Evaluating Non-Deductive Inferences
Deductive inferences can be evaluated using the methods of formal logic. By examining the form (logical structure) of a deductive argument, we can objectively determine whether the premises entail the conclusion. Can we use similar methods to determine whether the premises of a non-deductive argument support its conclusion? Unfortunately, the answer to this question is no. There is no such thing as a formal logic for induction, nor is there any purely formal method for evaluating any of the four kinds of non-deductive arguments listed on the previous page.
The reason is that the strength of a non-deductive argument—the degree to which its premises support its conclusion—does not depend solely on the argument’s logical form. In fact, a strong inductive argument and a fallacious one can have exactly the same grammatical and logical structure! (We’ll see an example when we encounter Nelson Goodman’s “new riddle of induction” later in this chapter.) The same can be said for the other kinds of non-deductive inferences listed above. Whether a non-deductive argument is strong or weak depends not only on its form but also on its content: the meanings of the premises and conclusion make a difference to its strength. Thus, we cannot evaluate the strength of a non-deductive argument by examining its form alone.
Nevertheless, philosophers have developed useful methods and strategies for evaluating the strength of a non-deductive inference. Some of the most powerful methods have been developed in a sub-discipline of philosophy called confirmation theory, which will be introduced in the next chapter. For now, let us consider what factors contribute to the strengths of each of the four kinds of non-deductive inferences we have encountered.

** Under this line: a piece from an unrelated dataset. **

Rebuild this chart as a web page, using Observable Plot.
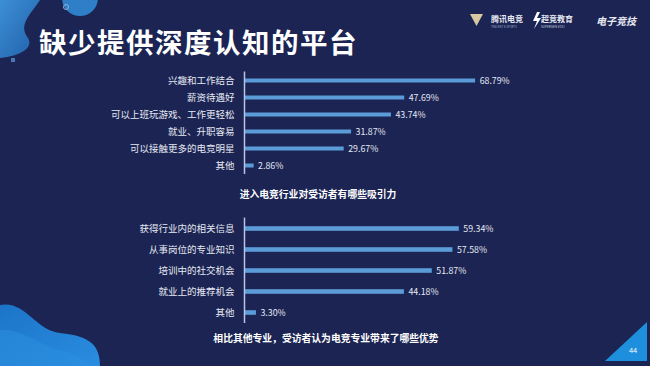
<!DOCTYPE html>
<html><head><meta charset="utf-8">
<script src="https://cdn.jsdelivr.net/npm/d3@7"></script>
<script src="https://cdn.jsdelivr.net/npm/@observablehq/plot@0.6"></script>
<style>
html,body{margin:0;padding:0;}
body{width:650px;height:366px;overflow:hidden;background:#1b2453;position:relative;font-family:"Noto Sans CJK SC","Noto Sans",sans-serif;}
.abs{position:absolute;}
#title{left:39px;top:21px;font-size:27.5px;font-weight:700;color:#fff;letter-spacing:1.5px;white-space:nowrap;}
.sub{font-size:9.8px;font-weight:700;color:#fff;white-space:nowrap;transform:translateX(-50%);}
</style></head><body>
<svg class="abs" style="left:0;top:0" width="650" height="366">
  <defs>
    <linearGradient id="g1" x1="0" y1="0" x2="1" y2="1"><stop offset="0" stop-color="#3d8fd6"/><stop offset="1" stop-color="#1f5fa8"/></linearGradient>
    <linearGradient id="g2" x1="0" y1="0" x2="1" y2="1"><stop offset="0" stop-color="#1c74c8"/><stop offset="1" stop-color="#2a8de0"/></linearGradient>
  </defs>
  <path d="M0,0 L40,0 C30,15 18,25 28,38 C34,48 20,56 0,58 Z" fill="url(#g1)"/>
  <circle cx="80" cy="-2" r="18" fill="#2f7fc8"/>
  <circle cx="66" cy="7" r="2.5" fill="none" stroke="#8fb0d8" stroke-width="1"/>
  <rect x="11" y="58" width="4" height="4" fill="#4a78b0"/>
  <path d="M0,305 C25,300 35,330 60,333 C90,336 100,345 100,366 L0,366 Z" fill="url(#g2)"/>
  <path d="M0,330 C20,328 40,345 60,350 C75,354 85,358 90,366 L0,366 Z" fill="#2b90e0" opacity="0.5"/>
  <polygon points="605,361 647,361 647,322" fill="#1e8fdc"/>
  <text x="633" y="353" fill="#fff" font-size="7" font-family="Noto Sans" text-anchor="middle">44</text>
  <polygon points="470,14 483,14 476.5,26" fill="#d8c9a0"/>
  <text x="491" y="22" fill="#e8e8f0" font-size="8" font-weight="700" font-family="Noto Sans CJK SC">腾讯电竞</text>
  <text x="491" y="27.5" fill="#9aa4c0" font-size="2.8" font-family="Noto Sans">TENCENT E-SPORTS</text>
  <polygon points="537,12 533,21 537,21 534,29 541,18 537,18 540,12" fill="#fff"/>
  <text x="541" y="22" fill="#e8e8f0" font-size="8" font-weight="700" font-family="Noto Sans CJK SC">超竞教育</text>
  <text x="541" y="27.5" fill="#c0c8dc" font-size="3.2" font-family="Noto Sans">SUPERGEN EDU</text>
  <text x="596" y="25" fill="#e8e8f0" font-size="10" font-weight="700" font-style="italic" font-family="Noto Sans CJK SC">电子竞技</text>
</svg>
<div id="title" class="abs">缺少提供深度认知的平台</div>
<div id="c1" class="abs" style="left:0;top:60px"></div>
<div id="c2" class="abs" style="left:0;top:205px"></div>
<div class="abs sub" style="left:318px;top:187px">进入电竞行业对受访者有哪些吸引力</div>
<div class="abs sub" style="left:326px;top:331px">相比其他专业，受访者认为电竞专业带来了哪些优势</div>
<script>
const cats1 = ["兴趣和工作结合","薪资待遇好","可以上班玩游戏、工作更轻松","就业、升职容易","可以接触更多的电竞明星","其他"];
const vals1 = [68.79, 47.69, 43.74, 31.87, 29.67, 2.86];
const labels1 = ["68.79%","47.69%","43.74%","31.87%","29.67%","2.86%"];
const cats2 = ["获得行业内的相关信息","从事岗位的专业知识","培训中的社交机会","就业上的推荐机会","其他"];
const vals2 = [59.34, 57.58, 51.87, 44.18, 3.30];
const labels2 = ["59.34%","57.58%","51.87%","44.18%","3.30%"];

function chart(cats, vals, labels, opts) {
  const data = cats.map((c, i) => ({c, v: vals[i], l: labels[i]}));
  return Plot.plot({
    width: 650, height: opts.height,
    marginLeft: 244, marginRight: opts.mr, marginTop: opts.mt, marginBottom: 0,
    style: {background: "transparent", color: "#e6e9f2", fontSize: "9.5px", fontFamily: "'Noto Sans CJK SC', sans-serif"},
    x: {domain: [0, 100], axis: null},
    y: {domain: cats, padding: 0, label: null},
    marks: [
      Plot.barX(data, {y: "c", x: "v", fill: "#5b9bd8", insetTop: opts.inset, insetBottom: opts.inset}),
      Plot.ruleX([0], {stroke: "#b9c5e2", strokeWidth: 1.5}),
      Plot.axisY({tickSize: 0, tickPadding: 10, label: null, fontSize: 9.5, fill: "#e6e9f2"}),
      Plot.text(data, {y: "c", x: "v", text: "l", dx: 4, textAnchor: "start", fill: "#e6e9f2", fontSize: 8.8})
    ]
  });
}
document.getElementById("c1").append(chart(cats1, vals1, labels1, {height: 114, mt: 11.5, mr: 70, inset: 6.5}));
document.getElementById("c2").append(chart(cats2, vals2, labels2, {height: 118, mt: 12.5, mr: 44, inset: 8.2}));
</script>
</body></html>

Evaluating Inductive and Statistical Inferences
Since enumerative induction and statistical syllogism are closely related, we can consider them together. Both begin with the premise that a certain proportion of observed A’s are B’s, and conclude that the same proportion holds among unobserved A’s as well. Such inferences assume that the observed sample of things in category A is representative of A’s in general. (A sample may be representative with respect to one property but not with respect to another. In this case, the sample of A’s must be representative with respect to the property of being a B.) When that assumption is false, an inductive inference or statistical syllogism is likely to yield a false conclusion. Thus, the strength of these inferences depends on whether we have good reasons to believe that the observed sample is a representative sample.
Although we don’t know in advance whether an observed sample is representative or not, there are things we can do to improve our chances of getting a representative sample. For example, we can select a large number of A’s and use a randomized sampling method to avoid selection biases. Inductive and statistical inferences provide relatively strong support for their conclusions when the observed sample of A’s is a large, randomly-selected sample.
In many cases, a strong inductive or statistical inference can be founded on the principle of the uniformity of nature (PUN)—the assumption that all of nature exhibits the same general laws, regularities, or patterns. PUN can be characterized as the assumption that the patterns we observe in nature provide a representative sample of nature as a whole. Whether we are justified in making this assumption in general is a tricky question, to which we’ll turn later in this chapter when we consider the so-called “problem of induction.”
Another approach to evaluating inductive and statistical inferences has been proposed by Gilbert Harman. In his 1965 paper “The Inference to the Best Explanation,” Harman argues that we shouldn’t regard enumerative induction as a distinct form of inference in its own right, but rather as a special type of inference to the best explanation. According to Harman, an inference from all observed A’s are B’s to all A’s are B’s is justified if and only if the hypothesis that “all A’s are B’s” is the best explanation for the fact that all observed A’s have been B’s. Harman acknowledges, but does not attempt to answer, the difficult question of what makes one explanation better than another. We’ll turn to that issue next.